Since the end of the Vietnam war the all-volunteer force has, for the most part, met its goal of providing the manpower needs of greatly reduced armed forces, but it has not provided a force to defend America adequately. The ''ready reserve,'' the citizen soldiers to whom the nation historically has turned in times of trouble, is 370,000 men short of strength.

Only 10 years ago, millions of Americans took to the streets and millions more who had lost sons and husbands nodded in quiet agreement in opposition to a system that selected some to serve and allowed others to escape service. The Selective Service System was inherently wrong, the argument went, because it chose those who could not afford the sanctuary of the college campus and sent them away to tiptoe through the booby traps and deal with jungle ambushes. The system was unfair because the best and the brightest avoided the ugliness and danger of fighting for their country.

America needs selective service now, because it needs an Army made up of the best and the brightest. We need them to serve in an Army that is increasingly technological. We need smart soldiers, trained by smart noncommissioned officers , led by smart officers. The World War II stereotype of Willie and Joe, the grizzled infantrymen squatting in a muddy foxhole as the image of the ultimate fighting weapon, has been replaced.

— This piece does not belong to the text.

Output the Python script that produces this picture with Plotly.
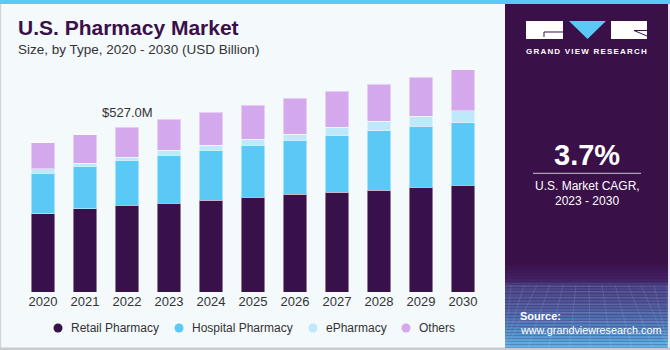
import plotly.graph_objects as go

years = [2020, 2021, 2022, 2023, 2024, 2025, 2026, 2027, 2028, 2029, 2030]
year_labels = [str(y) for y in years]
retail = [250.6, 266.6, 278.4, 284.8, 294.4, 303.0, 312.6, 320.0, 326.4, 336.0, 342.4]
hospital = [129.3, 136.6, 144.0, 153.6, 160.0, 167.4, 173.8, 182.4, 189.8, 195.2, 199.4]
epharmacy = [13.8, 8.6, 8.6, 16.0, 15.0, 18.2, 19.2, 24.6, 31.0, 32.0, 38.4]
others = [84.2, 91.5, 96.0, 98.2, 105.6, 109.8, 114.2, 115.2, 117.4, 124.8, 131.2]
series_names = ["Retail Pharmacy", "Hospital Pharmacy", "ePharmacy", "Others"]
series_colors = ["#38104A", "#5BC9F5", "#BDE9FA", "#D4A8EC"]
highlight_label = "$527.0M"
highlight_year = 2022

W, H = 670, 350
L, R, T, B = 22, 186, 60, 58
PW, PH = W - L - R, H - T - B


def xp(px):
    return (px - L) / PW


def yp(py):
    return (H - B - py) / PH


FONT = "Liberation Sans, Arial, sans-serif"
BG = "#F4F9FC"
PURPLE = "#3A1049"

fig = go.Figure()
for name, vals, col in zip(series_names, [retail, hospital, epharmacy, others], series_colors):
    fig.add_trace(go.Bar(
        x=years, y=vals, name=name, width=0.57,
        marker=dict(color=col, line=dict(color="rgba(255,255,255,0.45)", width=1)),
        showlegend=False, hoverinfo="x+y+name",
    ))

totals = [a + b + c + d for a, b, c, d in zip(retail, hospital, epharmacy, others)]
hi = years.index(highlight_year)

shapes = []
annotations = []

# label above highlighted bar
annotations.append(dict(x=highlight_year, y=totals[hi], xref="x", yref="y", text=highlight_label,
                        showarrow=False, yshift=15, font=dict(family=FONT, size=13, color="#333333")))

# outer borders
shapes.append(dict(type="rect", xref="paper", yref="paper", x0=xp(0), x1=xp(1.2), y0=yp(350), y1=yp(0),
                   fillcolor="#D0D4D8", line=dict(width=0), layer="below"))
shapes.append(dict(type="rect", xref="paper", yref="paper", x0=xp(0), x1=xp(670), y0=yp(350), y1=yp(347.5),
                   fillcolor="#C8CCD0", line=dict(width=0), layer="below"))
# top strip
shapes.append(dict(type="rect", xref="paper", yref="paper", x0=xp(0), x1=xp(670), y0=yp(4), y1=yp(0),
                   fillcolor="#5BC9F5", line=dict(width=0), layer="above"))

# right panel
PX0, PX1 = 505, 668
shapes.append(dict(type="rect", xref="paper", yref="paper", x0=xp(PX0), x1=xp(PX1), y0=yp(347.5), y1=yp(4),
                   fillcolor=PURPLE, line=dict(width=0), layer="above"))
shapes.append(dict(type="rect", xref="paper", yref="paper", x0=xp(PX1), x1=xp(670), y0=yp(347.5), y1=yp(4),
                   fillcolor="#E6E8EC", line=dict(width=0), layer="above"))


def lerp(c1, c2, t):
    return tuple(int(round(a + (b - a) * t)) for a, b in zip(c1, c2))


stops = [(262, (58, 16, 73)), (282, (68, 38, 106)), (284, (74, 66, 132)), (305, (78, 88, 155)),
         (325, (80, 126, 190)), (347.5, (92, 180, 230))]
y = 262.0
step = 1.5
while y < 347.5:
    y1 = min(y + step, 347.5)
    ym = (y + y1) / 2
    for (ya, ca), (yb, cb) in zip(stops[:-1], stops[1:]):
        if ya <= ym <= yb:
            c = lerp(ca, cb, (ym - ya) / (yb - ya))
            break
    else:
        c = stops[-1][1]
    shapes.append(dict(type="rect", xref="paper", yref="paper", x0=xp(PX0), x1=xp(PX1), y0=yp(y1), y1=yp(y),
                       fillcolor="rgb(%d,%d,%d)" % c, line=dict(width=0), layer="above"))
    y = y1

# faint mesh in the panel footer
mesh = "rgba(255,255,255,0.10)"
for hy in [286, 291, 297, 304, 312, 321, 331, 342]:
    shapes.append(dict(type="line", xref="paper", yref="paper", x0=xp(PX0), x1=xp(PX1), y0=yp(hy), y1=yp(hy + 1),
                       line=dict(color=mesh, width=1), layer="above"))
for i in range(13):
    xt = PX0 + 6 + i * 13
    xb = 587 + (xt - 587) * 1.6
    xb = max(PX0, min(PX1, xb))
    shapes.append(dict(type="line", xref="paper", yref="paper", x0=xp(xt), x1=xp(xb), y0=yp(285), y1=yp(347),
                       line=dict(color=mesh, width=1), layer="above"))

# logo
shapes.append(dict(type="rect", xref="paper", yref="paper", x0=xp(526), x1=xp(563), y0=yp(39), y1=yp(21),
                   fillcolor="white", line=dict(width=0), layer="above"))
shapes.append(dict(type="rect", xref="paper", yref="paper", x0=xp(611), x1=xp(647), y0=yp(39), y1=yp(21),
                   fillcolor="white", line=dict(width=0), layer="above"))
shapes.append(dict(type="path", xref="paper", yref="paper",
                   path="M %f,%f L %f,%f L %f,%f Z" % (xp(569), yp(21), xp(606), yp(21), xp(587.5), yp(39)),
                   fillcolor="#5BC9F5", line=dict(width=0), layer="above"))
shapes.append(dict(type="path", xref="paper", yref="paper",
                   path="M %f,%f L %f,%f L %f,%f" % (xp(563), yp(32), xp(544), yp(32), xp(544), yp(37)),
                   line=dict(color=PURPLE, width=1), layer="above"))
shapes.append(dict(type="line", xref="paper", yref="paper", x0=xp(634), x1=xp(647), y0=yp(30.5), y1=yp(36),
                   line=dict(color=PURPLE, width=1), layer="above"))
shapes.append(dict(type="line", xref="paper", yref="paper", x0=xp(634), x1=xp(647), y0=yp(30.5), y1=yp(30.5),
                   line=dict(color=PURPLE, width=1), layer="above"))
annotations.append(dict(x=xp(587), y=yp(51), xref="paper", yref="paper", xanchor="center", yanchor="middle",
                        text='<b><span style="letter-spacing:1.2px">GRAND VIEW RESEARCH</span></b>',
                        showarrow=False, font=dict(family=FONT, size=8, color="white")))

# CAGR block
annotations.append(dict(x=xp(587), y=yp(155), xref="paper", yref="paper", xanchor="center", yanchor="middle",
                        text="<b>3.7%</b>", showarrow=False, font=dict(family=FONT, size=29, color="white")))
shapes.append(dict(type="line", xref="paper", yref="paper", x0=xp(533), x1=xp(641), y0=yp(173.3), y1=yp(173.3),
                   line=dict(color="rgba(255,255,255,0.75)", width=1), layer="above"))
annotations.append(dict(x=xp(587), y=yp(186), xref="paper", yref="paper", xanchor="center", yanchor="middle",
                        text="U.S. Market CAGR,", showarrow=False, font=dict(family=FONT, size=12, color="white")))
annotations.append(dict(x=xp(587), y=yp(201), xref="paper", yref="paper", xanchor="center", yanchor="middle",
                        text="2023 - 2030", showarrow=False, font=dict(family=FONT, size=12, color="white")))

# source
annotations.append(dict(x=xp(518), y=yp(316), xref="paper", yref="paper", xanchor="left", yanchor="middle",
                        text="<b>Source:</b>", showarrow=False, font=dict(family=FONT, size=11, color="white")))
annotations.append(dict(x=xp(518), y=yp(330), xref="paper", yref="paper", xanchor="left", yanchor="middle",
                        text="www.grandviewresearch.com", showarrow=False,
                        font=dict(family=FONT, size=10.8, color="white")))

# title
annotations.append(dict(x=xp(16), y=yp(28), xref="paper", yref="paper", xanchor="left", yanchor="middle",
                        text="<b>U.S. Pharmacy Market</b>", showarrow=False,
                        font=dict(family=FONT, size=21, color=PURPLE)))
annotations.append(dict(x=xp(16), y=yp(49), xref="paper", yref="paper", xanchor="left", yanchor="middle",
                        text="Size, by Type, 2020 - 2030 (USD Billion)", showarrow=False,
                        font=dict(family=FONT, size=13.5, color="#333333")))

# legend (manual, round markers)
leg_marker_x = [58, 179, 313, 406]
for mx, name, col in zip(leg_marker_x, series_names, series_colors):
    shapes.append(dict(type="circle", xref="paper", yref="paper", x0=xp(mx - 4.5), x1=xp(mx + 4.5),
                       y0=yp(328 + 4.5), y1=yp(328 - 4.5), fillcolor=col, line=dict(width=0)))
    annotations.append(dict(x=xp(mx + 10.5), y=yp(328), xref="paper", yref="paper", xanchor="left",
                            yanchor="middle", text=name, showarrow=False,
                            font=dict(family=FONT, size=12, color="#333333")))

fig.update_layout(
    width=W, height=H, margin=dict(l=L, r=R, t=T, b=B),
    barmode="stack", paper_bgcolor=BG, plot_bgcolor=BG,
    showlegend=False, shapes=shapes, annotations=annotations,
    xaxis=dict(range=[2019.5, 2030.5], tickvals=years, ticktext=year_labels, showgrid=False, zeroline=False,
               showline=False, ticks="", tickfont=dict(family=FONT, size=13, color="#333333"), fixedrange=True),
    yaxis=dict(range=[0, 742.4], visible=False, showgrid=False, fixedrange=True),
    font=dict(family=FONT),
)

fig.write_html("out.html")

The US ranks fifth in the world in standing armies, behind China, the Soviet Union, Vietnam, and India. Although Americans form the major force in NATO and present the chief deterrent to Soviet aggression, according to Jane's ''Armies of the World,'' the manpower shortage in the US Army is a major problem. China has 3.2 million soldiers, the USSR 1.8 million, Vietnam 1 million, and India 950 ,000. The US Army numbers only 750,000.

A return to some form of the military draft might enhance America's credibility as an ally. West German Chancellor Helmut Schmidt has warned that, ''there is a difference between a country that has a military service obligation . . . and a country which has abolished the draft.''

We must have a system that requires the best of its young people to serve. That is not an easy conclusion to reach for a father of draft-susceptible children. The prospect that they, their friends, and other young men and women must give up time from careers or studies is not a pleasant one. The thought that they might have to fight and perhaps even die for their country is chilling. Even more chilling is the thought that someday they might not live in a free country, because we failed to face up to the fact that our force in readiness is not ready and that we did not have the resolve to correct the situation.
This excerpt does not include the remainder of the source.